Hi Shaun,

Forget it. I definitely don't want a bunch of beeps, boops, bonks, and
other retro arcade effects. I could scrape up some wav files that
sound light years better than that trash without trying very hard.
Plus you don't really understand how difficult it is to make a fully
operational audio game based on 1980's retro sound effects.

Take changes in terrain just as a simple example. In a game like MOTA
there might be dirt, mud, sand, ladders, metal platforms, etc. I have
to use real world sounds for that, because arcade walking sounds
aren't nearly that specific. Instead arcade walk sounds are basically
like boop, boop, boop, boop as you walk left/right. That's useless in
conveying information to a blind gamer who can't see the changes in
terrain on the screen.

Another thing to consider are traps. In video games like the classic
Montezuma's Revenge there were no sounds for fire pits, spikes,
vanishing platforms, etc. Besides even if they were they would sound
very corny compared to a wav file of a blazing fire, a bubbling lava
pit, the sound of spikes scraping together, etc. At least the sounds
for MOTA are easily recognizable without a sound descriptions menu,
but one is provided anyway for clarification.

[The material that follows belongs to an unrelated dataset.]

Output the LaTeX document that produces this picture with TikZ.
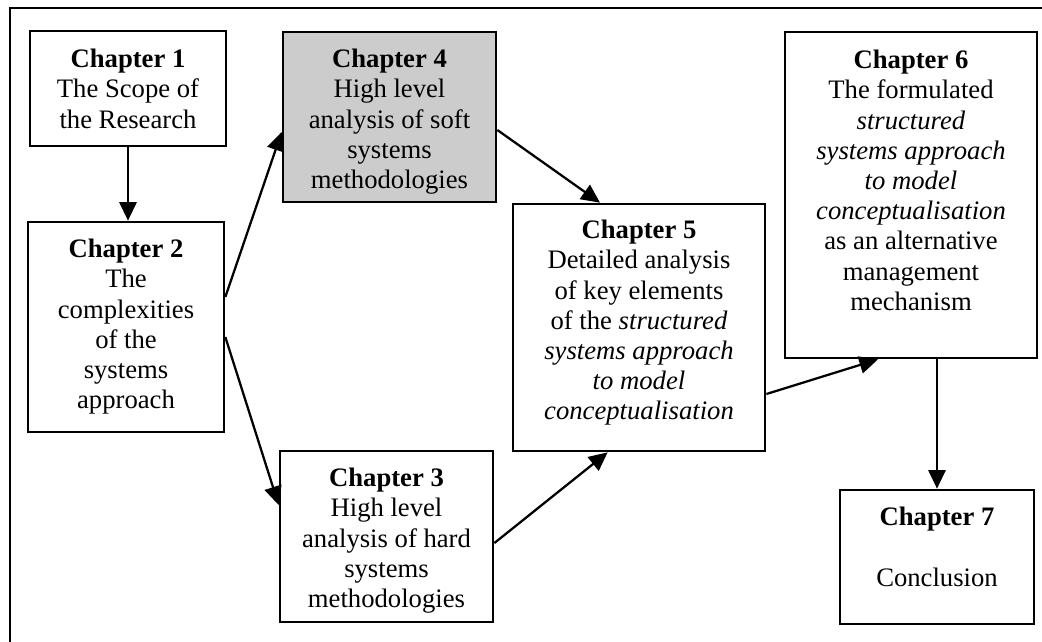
\documentclass[tikz,border=0pt]{standalone}
\usepackage{fontspec}
\setmainfont{Liberation Serif}
\usetikzlibrary{arrows.meta}
\newcommand\myfont{\fontsize{20}{22.65}\selectfont}
\begin{document}
\begin{tikzpicture}[x=0.75pt,y=-0.75pt,
  box/.style={draw, line width=2pt, inner sep=0pt},
  txt/.style={align=center, inner sep=0pt, anchor=north, font=\myfont},
  arr/.style={line width=1.7pt, -{Triangle[length=14pt,width=13pt]}},
  frame/.style={line width=1.8pt}]
\useasboundingbox (0,0) rectangle (1042,642);
% outer frame (top and left edges)
\coordinate (fl) at (10,642);
\coordinate (ftl) at (10,8);
\coordinate (ftr) at (1042,8);
\draw[frame] (fl) -- (ftl) -- (ftr);
% boxes
\node[box, minimum width=147pt, minimum height=86.25pt] (c1) at (128,88.5) {};
\node[box, minimum width=147pt, minimum height=157.5pt] (c2) at (126,327) {};
\node[box, fill=black!20, minimum width=159.75pt, minimum height=127.5pt] (c4) at (389.5,117) {};
\node[box, minimum width=159.75pt, minimum height=128.25pt] (c3) at (386.5,536.5) {};
\node[box, minimum width=189pt, minimum height=185.25pt] (c5) at (639,327.5) {};
\node[box, minimum width=189pt, minimum height=244.5pt] (c6) at (911,195) {};
\node[box, minimum width=145.5pt, minimum height=100.5pt] (c7) at (937,557) {};
% texts
\node[txt] (t1) at (128,49) {\textbf{Chapter 1}\\The Scope of\\the Research};
\node[txt] (t2) at (126,239) {\textbf{Chapter 2}\\The\\complexities\\of the\\systems\\approach};
\node[txt] (t4) at (389.5,49) {\textbf{Chapter 4}\\High level\\analysis of soft\\systems\\methodologies};
\node[txt] (t3) at (386.5,468) {\textbf{Chapter 3}\\High level\\analysis of hard\\systems\\methodologies};
\node[txt] (t5) at (639,220) {\textbf{Chapter 5}\\Detailed analysis\\of key elements\\of the \textit{structured}\\\textit{systems approach}\\\textit{to model}\\\textit{conceptualisation}};
\node[txt] (t6) at (911,50) {\textbf{Chapter 6}\\The formulated\\\textit{structured}\\\textit{systems approach}\\\textit{to model}\\\textit{conceptualisation}\\as an alternative\\management\\mechanism};
\node[txt] (t7) at (937,507) {\textbf{Chapter 7}\\[22.65pt]Conclusion};
% arrows
\draw[arr] (c1.south) -- (c1.south |- c2.north);
\draw[arr] ([yshift=22.5pt]c2.east) -- ([yshift=-11.25pt]c4.west);
\draw[arr] ([yshift=-7.5pt]c2.east) -- ([yshift=23.6pt]c3.west);
\draw[arr] ([yshift=-9.75pt]c4.east) -- ([xshift=-29.25pt]c5.north);
\draw[arr] ([yshift=-4.9pt]c3.east) -- ([xshift=-23.5pt]c5.south);
\draw[arr] ([yshift=-49.9pt]c5.east) -- ([xshift=-24.75pt]c6.south);
\draw[arr] (c6.south -| c7.north) -- (c7.north);
\end{tikzpicture}
\end{document}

The same argument could be made for death sounds as well. In classic
arcade games the player would fall into a pit, land on a fire, or land
on some spikes and all you would hear is a little jingle while your
final score and the words "game over" were splashed on the screen. For
a blind player that doesn't  really identify what happened or how the
character died. In MOTA if you hear the character scream and hit the
ground it is pretty obvious he fell off a ledge or fell into a chasm.
If you hear the sound of a spike being driven into  a body and the
character screams you can easily deduce he landed on some spikes. If
you hear a large splash and the character screams he obviously landed
In lava.

Bottom line, I believe in making the environment and sound effects as
realistic as humanly possible. While nobody cared about the
unrealistic boops, beeps, and bonks back in the 80's the technology
exists now to invent some realistic sounding games just buy buying and
using some decent quality effects. I have no desire to go back to the
80's type arcade sounds as they aren't detailed enough for my needs.

Cheers!

On 5/2/13, shaun everiss <[email protected]> wrote:
> well I'd like a retro style with it sounding like you were playing an
> atary unit if it were modern  turning it on loading the cart.
> when you exited the game, pulling the cart putting it away and
> turning off the unit.
>   after shaddowgate I really dig the retro thing ofcause any chippy
> stuff is right up my ally since electronic music is what I like.